**Provided data**

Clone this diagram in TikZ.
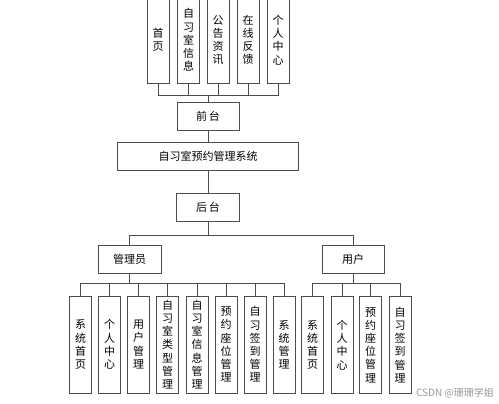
\documentclass[tikz,border=0pt]{standalone}
\usepackage{fontspec}
\setmainfont{Noto Sans CJK SC}
\usetikzlibrary{positioning}
\tikzset{
  box/.style={shape=rectangle,draw=black!70,line width=0.8pt,align=center,inner sep=0pt,
    font=\fontsize{11}{13.2}\selectfont},
  colbox/.style={box,minimum width=22pt,minimum height=#1},
  rowbox/.style={box,minimum width=#1,minimum height=28pt},
  link/.style={draw=black!70,line width=0.8pt}
}
\begin{document}
\begin{tikzpicture}[x=1pt,y=-1pt]
  \clip (0,0) rectangle (499,404);
  \fill[white] (0,0) rectangle (499,404);
  \path (158,40) node [colbox=86pt] (t1) {首\\页}
  (188.5,40) node [colbox=86pt] (t2) {自\\习\\室\\信\\息}
  (218,40) node [colbox=86pt] (t3) {公\\告\\资\\讯}
  (248,40) node [colbox=86pt] (t4) {在\\线\\反\\馈}
  (278,40) node [colbox=86pt] (t5) {个\\人\\中\\心};
  \path (208,116.5) node [rowbox=62pt] (front) {前\,台}
  (208,156) node [rowbox=181pt] (sys) {自习室预约管理系统}
  (208,207) node [rowbox=63pt] (back) {后\,台}
  (129.5,259) node [rowbox=63pt] (admin) {管理员}
  (353,259) node [rowbox=62pt] (user) {用户};
  \path (80.5,344.5) node [colbox=97pt] (a1) {系\\统\\首\\页}
  (109.5,344.5) node [colbox=97pt] (a2) {个\\人\\中\\心}
  (138.5,344.5) node [colbox=97pt] (a3) {用\\户\\管\\理}
  (167.5,344.5) node [colbox=97pt] (a4) {自\\习\\室\\类\\型\\管\\理}
  (197,344.5) node [colbox=97pt] (a5) {自\\习\\室\\信\\息\\管\\理}
  (226,344.5) node [colbox=97pt] (a6) {预\\约\\座\\位\\管\\理}
  (255,344.5) node [colbox=97pt] (a7) {自\\习\\签\\到\\管\\理}
  (284,344.5) node [colbox=97pt] (a8) {系\\统\\管\\理};
  \path (312.5,345) node [colbox=97pt] (u1) {系\\统\\首\\页}
  (342,345) node [colbox=97pt] (u2) {个\\人\\中\\心}
  (370.5,345) node [colbox=97pt] (u3) {预\\约\\座\\位\\管\\理}
  (400,345) node [colbox=97pt] (u4) {自\\习\\签\\到\\管\\理};
  \coordinate (topbus) at (208,95);
  \coordinate (backbus) at (208,235);
  \coordinate (adminbus) at (129.5,283);
  \coordinate (userbus) at (353,283);
  \foreach \i in {1,...,5} \draw[link] (t\i.south) |- (topbus);
  \draw[link] (topbus) -- (front.north);
  \draw[link] (front) -- (sys);
  \draw[link] (sys) -- (back);
  \draw[link] (back) -- (backbus);
  \draw[link] (backbus) -| (admin.north);
  \draw[link] (backbus) -| (user.north);
  \draw[link] (admin) -- (adminbus);
  \foreach \i in {1,...,8} \draw[link] (a\i.north) |- (adminbus);
  \draw[link] (user) -- (userbus);
  \foreach \i in {1,...,4} \draw[link] (u\i.north) |- (userbus);
  \node [text=black!40,font=\fontsize{10}{11}\selectfont] (mark) at (455,393) {CSDN @珊珊学姐};
\end{tikzpicture}
\end{document}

**To be done**
Make an exact reproduction of the listing above, without any pictures.

**Full response**
Clone this diagram in TikZ.
\documentclass[tikz,border=0pt]{standalone}
\usepackage{fontspec}
\setmainfont{Noto Sans CJK SC}
\usetikzlibrary{positioning}
\tikzset{
  box/.style={shape=rectangle,draw=black!70,line width=0.8pt,align=center,inner sep=0pt,
    font=\fontsize{11}{13.2}\selectfont},
  colbox/.style={box,minimum width=22pt,minimum height=#1},
  rowbox/.style={box,minimum width=#1,minimum height=28pt},
  link/.style={draw=black!70,line width=0.8pt}
}
\begin{document}
\begin{tikzpicture}[x=1pt,y=-1pt]
  \clip (0,0) rectangle (499,404);
  \fill[white] (0,0) rectangle (499,404);
  \path (158,40) node [colbox=86pt] (t1) {首\\页}
  (188.5,40) node [colbox=86pt] (t2) {自\\习\\室\\信\\息}
  (218,40) node [colbox=86pt] (t3) {公\\告\\资\\讯}
  (248,40) node [colbox=86pt] (t4) {在\\线\\反\\馈}
  (278,40) node [colbox=86pt] (t5) {个\\人\\中\\心};
  \path (208,116.5) node [rowbox=62pt] (front) {前\,台}
  (208,156) node [rowbox=181pt] (sys) {自习室预约管理系统}
  (208,207) node [rowbox=63pt] (back) {后\,台}
  (129.5,259) node [rowbox=63pt] (admin) {管理员}
  (353,259) node [rowbox=62pt] (user) {用户};
  \path (80.5,344.5) node [colbox=97pt] (a1) {系\\统\\首\\页}
  (109.5,344.5) node [colbox=97pt] (a2) {个\\人\\中\\心}
  (138.5,344.5) node [colbox=97pt] (a3) {用\\户\\管\\理}
  (167.5,344.5) node [colbox=97pt] (a4) {自\\习\\室\\类\\型\\管\\理}
  (197,344.5) node [colbox=97pt] (a5) {自\\习\\室\\信\\息\\管\\理}
  (226,344.5) node [colbox=97pt] (a6) {预\\约\\座\\位\\管\\理}
  (255,344.5) node [colbox=97pt] (a7) {自\\习\\签\\到\\管\\理}
  (284,344.5) node [colbox=97pt] (a8) {系\\统\\管\\理};
  \path (312.5,345) node [colbox=97pt] (u1) {系\\统\\首\\页}
  (342,345) node [colbox=97pt] (u2) {个\\人\\中\\心}
  (370.5,345) node [colbox=97pt] (u3) {预\\约\\座\\位\\管\\理}
  (400,345) node [colbox=97pt] (u4) {自\\习\\签\\到\\管\\理};
  \coordinate (topbus) at (208,95);
  \coordinate (backbus) at (208,235);
  \coordinate (adminbus) at (129.5,283);
  \coordinate (userbus) at (353,283);
  \foreach \i in {1,...,5} \draw[link] (t\i.south) |- (topbus);
  \draw[link] (topbus) -- (front.north);
  \draw[link] (front) -- (sys);
  \draw[link] (sys) -- (back);
  \draw[link] (back) -- (backbus);
  \draw[link] (backbus) -| (admin.north);
  \draw[link] (backbus) -| (user.north);
  \draw[link] (admin) -- (adminbus);
  \foreach \i in {1,...,8} \draw[link] (a\i.north) |- (adminbus);
  \draw[link] (user) -- (userbus);
  \foreach \i in {1,...,4} \draw[link] (u\i.north) |- (userbus);
  \node [text=black!40,font=\fontsize{10}{11}\selectfont] (mark) at (455,393) {CSDN @珊珊学姐};
\end{tikzpicture}
\end{document}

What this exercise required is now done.